A inesperada corbynização pode evitar a pasokização
O PS e o PSD sempre foram, em termos de programa, demasiado parecidos. No PSD, Cavaco Silva ajudou a cimentar uma coisa que uniu a direita chamada “cavaquismo”, que em termos económicos não se distinguia muito do PS, tirando umas privatizações a mais. O conservadorismo de Cavaco, o autoritarismo e mais uns pós, conseguiram criar um movimento que não era seguramente ideológico mas deu vitórias à direita e duas maiorias absolutas ao PSD.
No PS houve Guterres, outro centrista católico – e contra a despenalização do aborto, aliás –, que era genericamente “bonzinho” e fazia um excelente contraste com a figura de Cavaco Silva. Depois apareceu Sócrates, mais um centrista, que não conseguia – como no filme “Palombella Rossa” – dizer “qualquer coisinha de esquerda”.

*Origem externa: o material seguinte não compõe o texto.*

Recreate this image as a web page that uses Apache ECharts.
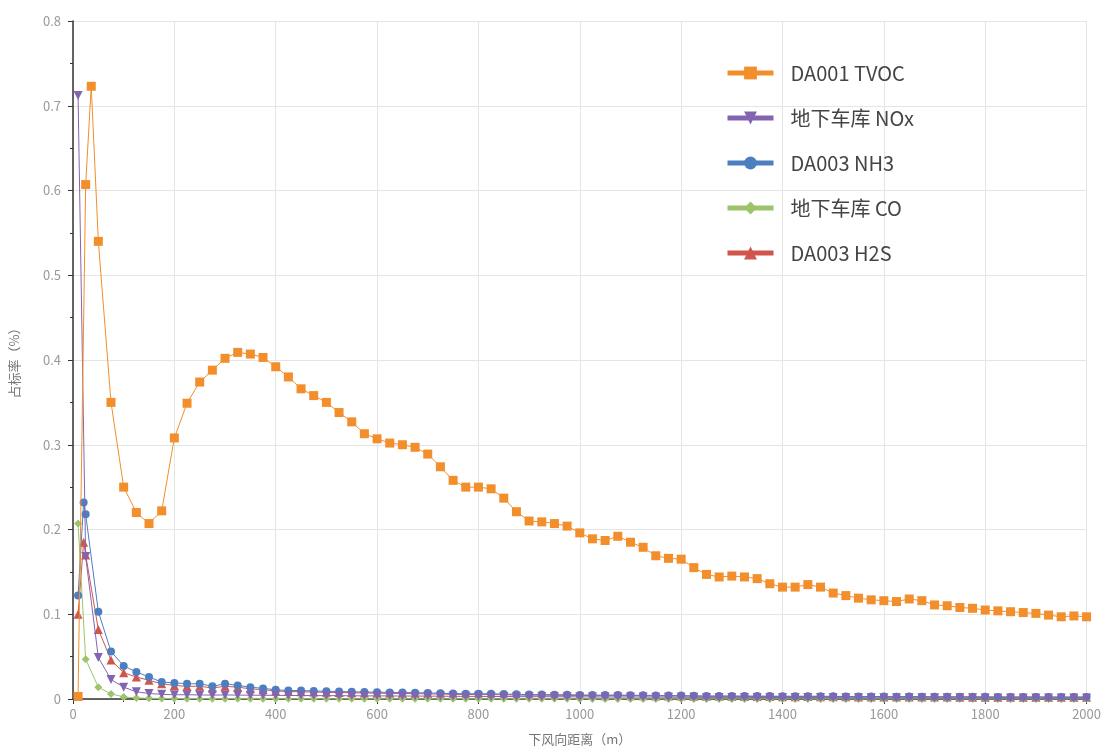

Como o PS de Mário Soares se tinha consolidado na luta contra o PCP, é natural que boa parte do PS ainda se sinta catatónico ao imaginar que o partido se prepara para formar governo “com os comunistas”. Francisco Assis está a dar a voz a uma corrente que não é assim tão frágil dentro do PS – e basta ouvir António Vitorino ou as intervenções de Jorge Coelho para se perceber até que ponto. A “blairização” do PS vem de muito longe e a crise financeira de 2008 tornou-o, em termos europeus, igual à direita. Basta ver como os socialistas europeus e os conservadores estiveram unidos para transformar a zona euro naquilo que é.
É por isso que a experiência de um governo PS com o apoio do PCP e do Bloco de Esquerda vai ser difícil, mas todos os envolvidos têm de ter a perfeita consciência de que é obrigatório que corra bem. Se correr mal, vai levar o PS de volta ao caminho que está a tornar o movimento social--democrata irrelevante na Europa.
A inusitada “corbynização” do PS de Costa pode ser o antídoto contra a “pasokização” que se vê aqui ao lado no PSOE. Mas não se faz com uma perna às costas – e, como dizia Churchill, PSD e CDS são apenas adversários.